Modern eyetracking solutions can be quite accurate. I've used SR Research's Eyelink II [1] and have seen results from Tobii [2] eye trackers that are impressive too, considering their passive nature.

[1] http://www.sr-research.com/EL_II.html

[2] http://www.tobii.com/en/analysis-and-research/global/product...

georgieporgie · on June 14, 2011

The SR Research I can totally understand, since it's head-mounted, proprietary hardware. The Tobii is a bit more impressive, but I think it's using IR emitters to light up the pupil, and I assume it's using their own camera. Very impressive monitoring rates, though.

My doubt concerns claims to track eye movements reliably using a built-in webcam, and available light.

kjames · on June 14, 2011

Pardon my ignorance, but I find your efforts quite insignificant. If you were to ask me where most people looked on that example, I could accurately tell you what got the most looks first, second, third etc, without ever seeing your heatmap. Do I really need a third party to tell me people like boobs more than Ron Paul?

I'd like to add that the length of eye contact is irrelevant especially to a metric that is more valuable, interpretation. Let's say that we can determine (or even narrow down) users interpretation of content and heatmap the relevance to their visit.

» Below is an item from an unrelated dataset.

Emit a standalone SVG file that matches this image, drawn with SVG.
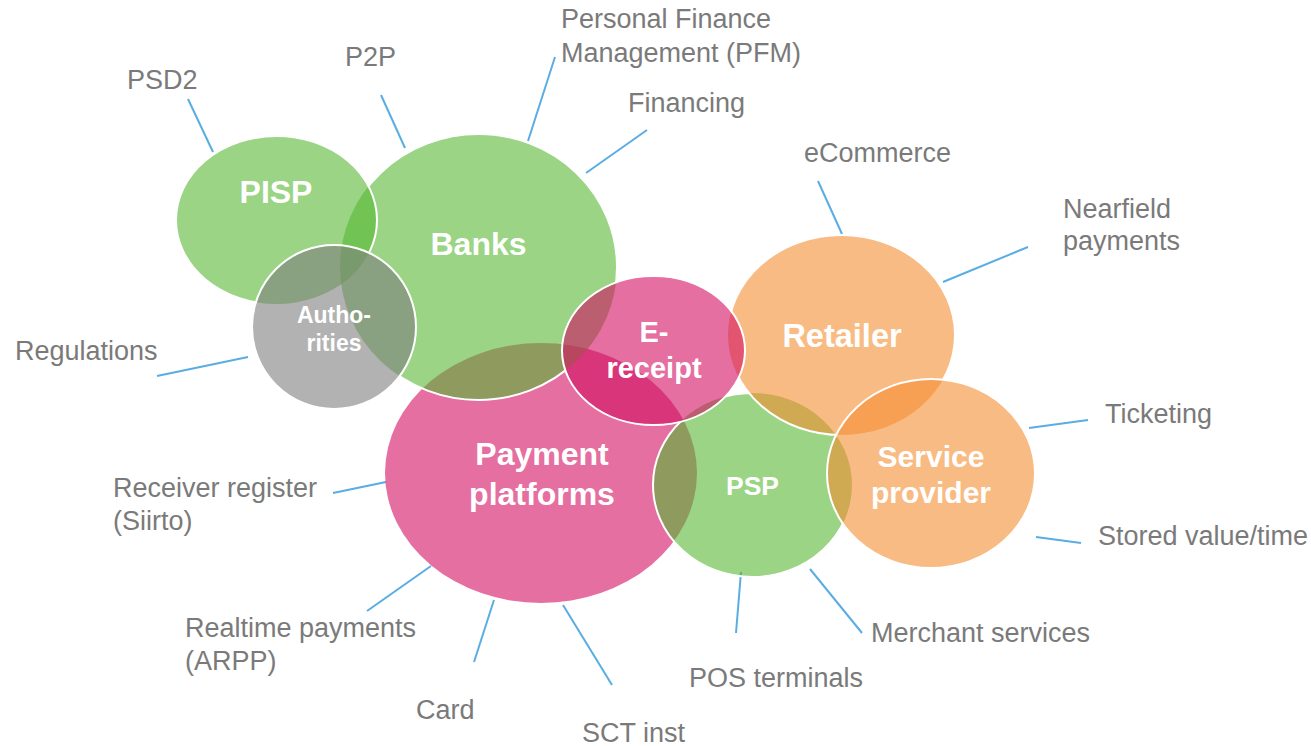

If we could take a pro-active stance we could predict future visits and adjust the content accordingly, not be reactionary and simply say (after the user is gone) that people looked at boobs more than Ron Paul.

Just my two cents, sorry if I was a dick.

potatolicious · on June 14, 2011

Did you even read the article?

The aggregate confirms what you're saying - that people will look down the middle at all the half-naked people.

But look at the individual heatmaps, it seems like a not-insignificant number of people followed more text than images, some drifted all over the place, etc etc.

That's the entire point of the post I think - pointing out that aggregates can be deceiving when the distribution is not even close to uniform.